**GIVEN EXERCISE**
Reproduce the material below line by line, beginning with its first line and ending with the line that contains "posílení kurzu koruny.</div>"; leave out pictures.

** begin **

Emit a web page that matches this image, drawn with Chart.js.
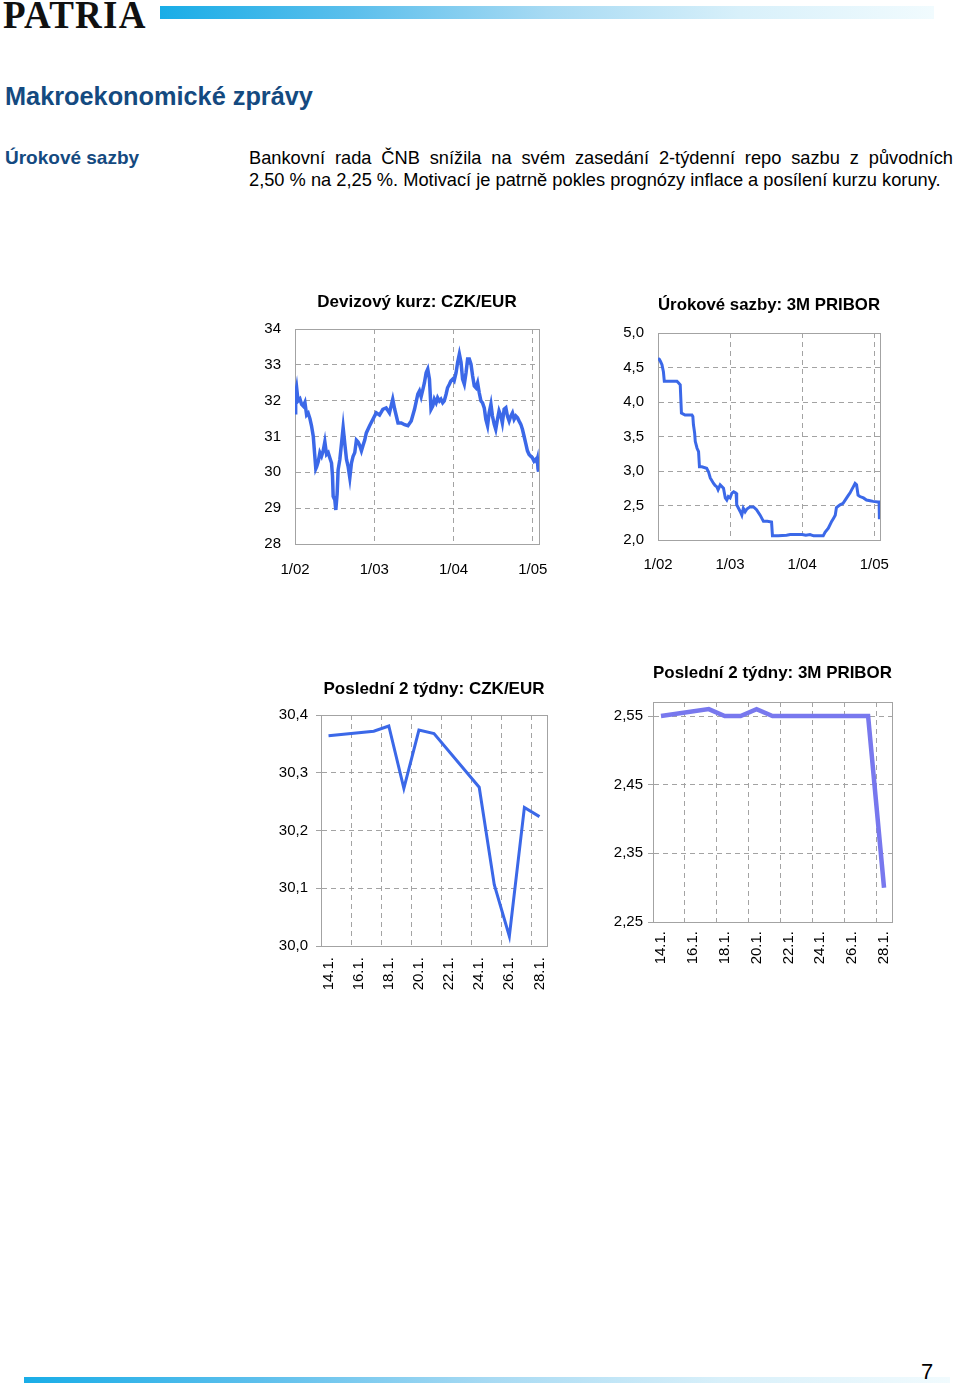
<!DOCTYPE html>
<html lang="cs">
<head>
<meta charset="utf-8">
<title>Makroekonomické zprávy</title>
<script src="https://cdn.jsdelivr.net/npm/chart.js@4.4.1/dist/chart.umd.min.js"></script>
<style>
  body { margin: 0; background: #fff; font-family: 'Liberation Sans', Arial, sans-serif; }
  #strana { position: relative; width: 960px; height: 1388px; overflow: hidden; }
  .abs { position: absolute; margin: 0; }
  .logo { left: 3px; top: -3px; font-family: 'Liberation Serif', 'DejaVu Serif', serif; font-size: 37px; line-height: 37px; font-weight: bold; letter-spacing: 1.2px; color: #111; transform: scaleY(1.08); transform-origin: left bottom; }
  .pruh { background: linear-gradient(to right, #19ade7 0%, #5cbfec 25%, #a7daf3 50%, #d8f0fa 75%, #f1fbfe 100%); }
  .nadpis { left: 5px; top: 81px; font-size: 25.3px; line-height: 30px; font-weight: bold; color: #144a80; }
  .podnadpis { left: 5px; top: 147px; font-size: 19px; line-height: 22px; font-weight: bold; color: #144a80; }
  .text { left: 249px; width: 704px; font-size: 18.25px; line-height: 22px; color: #000; white-space: nowrap; }
  .radek1 { top: 147px; text-align: justify; text-align-last: justify; }
  .radek2 { top: 169px; }
  .cislo { left: 921px; top: 1360px; font-family: 'Liberation Sans Narrow', 'Liberation Sans', sans-serif; font-size: 22px; line-height: 24px; color: #000; }
  canvas { position: absolute; }
</style>
</head>
<body>
<div id="strana">
  <div class="abs logo">PATRIA</div>
  <div class="abs pruh" style="left:160px; top:6px; width:774px; height:13px;"></div>

  <div class="abs nadpis">Makroekonomické zprávy</div>
  <div class="abs podnadpis">Úrokové sazby</div>
  <div class="abs text radek1">Bankovní rada ČNB snížila na svém zasedání 2-týdenní repo sazbu z původních</div>
  <div class="abs text radek2">2,50 % na 2,25 %. Motivací je patrně pokles prognózy inflace a posílení kurzu koruny.</div>

  <canvas id="g1" width="330" height="310" style="left:230px; top:280px;"></canvas>
  <canvas id="g2" width="300" height="300" style="left:600px; top:285px;"></canvas>
  <canvas id="g3" width="300" height="345" style="left:260px; top:660px;"></canvas>
  <canvas id="g4" width="310" height="330" style="left:595px; top:650px;"></canvas>

  <div class="abs pruh" style="left:24px; top:1377px; width:926px; height:6px;"></div>
  <div class="abs cislo">7</div>
</div>

<script>
// Devizový kurz CZK/EUR - x = měsíce od 1/2002
const czkMesice = [0, 0.1, 0.25, 0.4, 0.5, 0.75, 1.0, 1.26, 1.5, 1.76, 2.0, 2.26, 2.5, 2.77, 3.0, 3.15, 3.27, 3.52, 3.77, 4.02,
  4.27, 4.52, 4.78, 5.03, 5.28, 5.53, 5.68, 5.78, 6.03, 6.18, 6.38, 6.53, 6.79, 7.04, 7.29, 7.54, 7.8, 8.04, 8.3, 8.55,
  8.8, 9.05, 9.3, 9.55, 9.8, 10.06, 10.3, 10.56, 10.8, 11.3, 11.8, 12.3, 12.8, 13.3, 13.8, 14.3, 14.8, 15.1, 15.6, 16.1,
  16.6, 17.1, 17.6, 18.1, 18.6, 18.85, 19.1, 19.35, 19.6, 19.86, 20.1, 20.36, 20.6, 20.86, 21.1, 21.37, 21.6, 21.87, 22.1, 22.37,
  22.6, 22.88, 23.1, 23.38, 23.6, 23.88, 24.1, 24.39, 24.63, 24.89, 25.14, 25.38, 25.64, 25.9, 26.14, 26.4, 26.65, 26.9, 27.15, 27.4,
  27.65, 27.9, 28.16, 28.4, 28.66, 28.9, 29.16, 29.4, 29.67, 29.9, 30.17, 30.4, 30.66, 30.9, 31.18, 31.4, 31.67, 31.93, 32.17, 32.43,
  32.68, 32.93, 33.18, 33.44, 33.7, 33.94, 34.2, 34.44, 34.7, 34.95, 35.2, 35.45, 35.7, 35.94, 36.2, 36.45, 36.6, 36.7, 36.8, 36.84,
  36.88, 36.92];
const czkKurz = [31.66, 32.2, 32.36, 32.1, 32.0, 32.05, 31.9, 31.85, 31.95, 31.6, 31.65, 31.5, 31.3, 31.0, 30.45, 30.1, 30.15, 30.3, 30.55, 30.45,
  30.6, 30.85, 30.5, 30.55, 30.4, 30.26, 29.9, 29.33, 29.23, 28.95, 29.4, 30.07, 30.36, 30.8, 31.25, 30.8, 30.36, 30.17, 29.85, 30.26,
  30.45, 30.55, 30.9, 30.85, 30.75, 30.6, 30.75, 30.9, 31.1, 31.3, 31.48, 31.66, 31.6, 31.76, 31.8, 31.66, 32.04, 31.76, 31.38, 31.38,
  31.33, 31.3, 31.43, 31.76, 32.18, 32.27, 32.11, 32.3, 32.5, 32.78, 32.88, 32.6, 31.76, 31.85, 32.04, 31.94, 32.08, 31.99, 32.04, 31.94,
  31.99, 32.18, 32.36, 32.46, 32.55, 32.6, 32.55, 32.78, 33.07, 33.3, 33.07, 32.6, 32.46, 32.78, 33.16, 33.16, 33.02, 32.69, 32.41, 32.36,
  32.5, 32.22, 31.99, 31.94, 31.8, 31.48, 31.3, 31.66, 31.9, 31.57, 31.34, 31.2, 31.48, 31.71, 31.57, 31.38, 31.76, 31.8, 31.57, 31.43,
  31.57, 31.66, 31.48, 31.57, 31.52, 31.43, 31.34, 31.2, 31.0, 30.8, 30.6, 30.5, 30.45, 30.41, 30.31, 30.36, 30.3, 30.37, 30.1, 30.02,
  30.24, 30.22];

// 3M PRIBOR (%) - x = měsíce od 1/2002
const priborMesice = [0, 0.2, 0.4, 0.66, 0.9, 1.05, 2.0, 3.16, 3.4, 3.7, 3.9, 4.5, 5.65, 5.8, 5.9, 6.1, 6.2, 6.5, 6.75, 6.9,
  7.3, 8.1, 8.4, 8.7, 9.25, 9.5, 9.8, 10.0, 10.35, 10.9, 11.2, 11.45, 11.7, 12.0, 12.3, 12.6, 13.0, 13.1, 13.4, 13.7,
  13.95, 14.2, 14.5, 14.8, 15.3, 15.9, 16.4, 17.0, 17.55, 18.2, 18.9, 19.05, 20.0, 21.4, 22.0, 23.0, 24.0, 24.6, 25.3, 25.9,
  27.5, 27.8, 28.35, 28.9, 29.2, 29.5, 29.7, 30.3, 30.8, 31.4, 31.7, 31.95, 32.25, 32.5, 32.8, 33.05, 33.3, 33.6, 34.2, 34.7,
  35.3, 35.8, 36.6, 36.8, 36.85];
const priborSazba = [4.63, 4.62, 4.59, 4.54, 4.44, 4.30, 4.30, 4.30, 4.28, 4.25, 3.84, 3.81, 3.81, 3.79, 3.67, 3.55, 3.43, 3.33, 3.28, 3.06,
  3.06, 3.04, 2.99, 2.90, 2.82, 2.79, 2.77, 2.73, 2.80, 2.75, 2.61, 2.58, 2.63, 2.61, 2.68, 2.70, 2.68, 2.51, 2.46, 2.41,
  2.36, 2.46, 2.41, 2.45, 2.48, 2.48, 2.44, 2.36, 2.27, 2.27, 2.26, 2.06, 2.06, 2.07, 2.08, 2.08, 2.08, 2.07, 2.08, 2.06,
  2.06, 2.11, 2.17, 2.27, 2.31, 2.36, 2.47, 2.51, 2.53, 2.61, 2.65, 2.68, 2.73, 2.77, 2.82, 2.80, 2.65, 2.63, 2.61, 2.58,
  2.57, 2.56, 2.55, 2.55, 2.30];

const rokyPozice = [0, 12, 24, 36];
const rokyPopisky = ['1/02', '1/03', '1/04', '1/05'];
const czkOsaY = [28, 29, 30, 31, 32, 33, 34];
const priborOsaY = [2.0, 2.5, 3.0, 3.5, 4.0, 4.5, 5.0];

// Poslední 2 týdny - den v lednu 2005
const tydenDny = [14, 17, 18, 19, 20, 21, 24, 25, 26, 27, 28];
const czkTyden = [30.364, 30.372, 30.381, 30.273, 30.374, 30.368, 30.275, 30.106, 30.017, 30.240, 30.224];
const priborTyden = [2.55, 2.56, 2.55, 2.55, 2.56, 2.55, 2.55, 2.55, 2.55, 2.55, 2.30];
const dnyPozice = [14, 16, 18, 20, 22, 24, 26, 28];
const dnyPopisky = ['14.1.', '16.1.', '18.1.', '20.1.', '22.1.', '24.1.', '26.1.', '28.1.'];
const czkTydenOsaY = [30.0, 30.1, 30.2, 30.3, 30.4];
const priborTydenOsaY = [2.25, 2.35, 2.45, 2.55];

Chart.defaults.font.family = "'Liberation Sans', Arial, sans-serif";
Chart.defaults.font.size = 15;
Chart.defaults.color = '#000';

const SEDA = '#a3a3a3';

// rámeček kolem plochy grafu
const ramecek = {
    id: 'ramecek',
    beforeDatasetsDraw(chart) {
        const { ctx, chartArea: a } = chart;
        ctx.save();
        ctx.strokeStyle = SEDA;
        ctx.lineWidth = 1;
        ctx.strokeRect(Math.round(a.left) + 0.5, Math.round(a.top) + 0.5,
            Math.round(a.right - a.left), Math.round(a.bottom - a.top));
        ctx.restore();
    }
};

const carka = (v, des) => v.toFixed(des).replace('.', ',');

// Funkce pro vykreslení jednoho čárového grafu
const graf = (id, c) => {
    const scales = {
        x: {
            type: 'linear',
            min: c.xMin,
            max: c.xMax,
            afterBuildTicks: s => { s.ticks = c.xPozice.map(v => ({ value: v })); },
            afterFit: s => { s.height = c.vyskaX; s.paddingLeft = 0; s.paddingRight = 0; },
            ticks: {
                autoSkip: false,
                padding: c.xPadding,
                minRotation: c.otocit ? 90 : 0,
                maxRotation: c.otocit ? 90 : 0,
                callback: (v, i) => c.xPopisky[i]
            },
            grid: { display: !c.mrizka, color: SEDA, drawTicks: false },
            border: { color: SEDA, dash: [5, 4] }
        },
        y: {
            min: c.yMin,
            max: c.yMax,
            afterBuildTicks: s => { s.ticks = c.yTicks.map(v => ({ value: v })); },
            afterFit: s => { s.width = c.sirkaY; s.paddingTop = 0; s.paddingBottom = 0; },
            ticks: {
                padding: c.yPadding,
                callback: v => carka(v, c.yDes)
            },
            grid: { color: SEDA, drawTicks: c.carkyY, tickLength: 5, tickColor: SEDA },
            border: { color: SEDA, dash: [5, 4] }
        }
    };
    if (c.mrizka) {
        // svislé čáry mřížky mezi dny
        scales.xm = {
            type: 'linear',
            position: 'bottom',
            min: c.xMin,
            max: c.xMax,
            afterBuildTicks: s => { s.ticks = c.mrizka.map(v => ({ value: v })); },
            afterFit: s => { s.height = 0; s.paddingLeft = 0; s.paddingRight = 0; },
            ticks: { display: false },
            grid: { color: SEDA, drawTicks: false },
            border: { display: false, dash: [5, 4] }
        };
    }
    new Chart(document.getElementById(id), {
        type: 'line',
        data: {
            datasets: [{
                data: c.x.map((v, i) => ({ x: v, y: c.y[i] })),
                borderColor: c.barva,
                borderWidth: c.tloustka,
                pointRadius: 0,
                tension: 0,
                fill: false
            }]
        },
        options: {
            responsive: false,
            animation: false,
            layout: { padding: { top: c.horni, right: c.prava, left: 0, bottom: 0 } },
            plugins: {
                legend: { display: false },
                tooltip: { enabled: false },
                title: {
                    display: true,
                    text: c.titulek,
                    fullSize: false,
                    color: '#000',
                    font: { size: 17, weight: 'bold' },
                    padding: { top: 0, bottom: c.podTitulkem }
                }
            },
            scales
        },
        plugins: [ramecek]
    });
};

graf('g1', {
    titulek: 'Devizový kurz: CZK/EUR',
    x: czkMesice, y: czkKurz,
    xMin: 0, xMax: 36.95, xPozice: rokyPozice, xPopisky: rokyPopisky,
    yMin: 28, yMax: 34, yTicks: czkOsaY, yDes: 0,
    barva: '#3b68e8', tloustka: 3.5,
    horni: 12, podTitulkem: 16.6, prava: 21, sirkaY: 65, vyskaX: 46,
    xPadding: 17, yPadding: 14, carkyY: false
});

graf('g2', {
    titulek: 'Úrokové sazby: 3M PRIBOR',
    x: priborMesice, y: priborSazba,
    xMin: 0, xMax: 36.95, xPozice: rokyPozice, xPopisky: rokyPopisky,
    yMin: 2, yMax: 5, yTicks: priborOsaY, yDes: 1,
    barva: '#3b68e8', tloustka: 3,
    horni: 10, podTitulkem: 17.6, prava: 20, sirkaY: 58, vyskaX: 45,
    xPadding: 16, yPadding: 14, carkyY: false
});

graf('g3', {
    titulek: 'Poslední 2 týdny: CZK/EUR',
    x: tydenDny, y: czkTyden,
    xMin: 13.5, xMax: 28.5, xPozice: dnyPozice, xPopisky: dnyPopisky, otocit: true,
    mrizka: dnyPozice.slice(1).map(d => d - 0.5),
    yMin: 30, yMax: 30.4, yTicks: czkTydenOsaY, yDes: 1,
    barva: '#3b68e8', tloustka: 3,
    horni: 19, podTitulkem: 15.6, prava: 13, sirkaY: 61, vyskaX: 59,
    xPadding: 11, yPadding: 8, carkyY: true
});

graf('g4', {
    titulek: 'Poslední 2 týdny: 3M PRIBOR',
    x: tydenDny, y: priborTyden,
    xMin: 13.5, xMax: 28.5, xPozice: dnyPozice, xPopisky: dnyPopisky, otocit: true,
    mrizka: dnyPozice.slice(1).map(d => d - 0.5),
    yMin: 2.25, yMax: 2.5704, yTicks: priborTydenOsaY, yDes: 2,
    barva: '#7878ee', tloustka: 4.5,
    horni: 13, podTitulkem: 18.6, prava: 13, sirkaY: 58, vyskaX: 58,
    xPadding: 9, yPadding: 5, carkyY: true
});
</script>
</body>
</html>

** end **

**TASK RESPONSE**
Emit a web page that matches this image, drawn with Chart.js.
<!DOCTYPE html>
<html lang="cs">
<head>
<meta charset="utf-8">
<title>Makroekonomické zprávy</title>
<script src="https://cdn.jsdelivr.net/npm/chart.js@4.4.1/dist/chart.umd.min.js"></script>
<style>
  body { margin: 0; background: #fff; font-family: 'Liberation Sans', Arial, sans-serif; }
  #strana { position: relative; width: 960px; height: 1388px; overflow: hidden; }
  .abs { position: absolute; margin: 0; }
  .logo { left: 3px; top: -3px; font-family: 'Liberation Serif', 'DejaVu Serif', serif; font-size: 37px; line-height: 37px; font-weight: bold; letter-spacing: 1.2px; color: #111; transform: scaleY(1.08); transform-origin: left bottom; }
  .pruh { background: linear-gradient(to right, #19ade7 0%, #5cbfec 25%, #a7daf3 50%, #d8f0fa 75%, #f1fbfe 100%); }
  .nadpis { left: 5px; top: 81px; font-size: 25.3px; line-height: 30px; font-weight: bold; color: #144a80; }
  .podnadpis { left: 5px; top: 147px; font-size: 19px; line-height: 22px; font-weight: bold; color: #144a80; }
  .text { left: 249px; width: 704px; font-size: 18.25px; line-height: 22px; color: #000; white-space: nowrap; }
  .radek1 { top: 147px; text-align: justify; text-align-last: justify; }
  .radek2 { top: 169px; }
  .cislo { left: 921px; top: 1360px; font-family: 'Liberation Sans Narrow', 'Liberation Sans', sans-serif; font-size: 22px; line-height: 24px; color: #000; }
  canvas { position: absolute; }
</style>
</head>
<body>
<div id="strana">
  <div class="abs logo">PATRIA</div>
  <div class="abs pruh" style="left:160px; top:6px; width:774px; height:13px;"></div>

  <div class="abs nadpis">Makroekonomické zprávy</div>
  <div class="abs podnadpis">Úrokové sazby</div>
  <div class="abs text radek1">Bankovní rada ČNB snížila na svém zasedání 2-týdenní repo sazbu z původních</div>
  <div class="abs text radek2">2,50 % na 2,25 %. Motivací je patrně pokles prognózy inflace a posílení kurzu koruny.</div>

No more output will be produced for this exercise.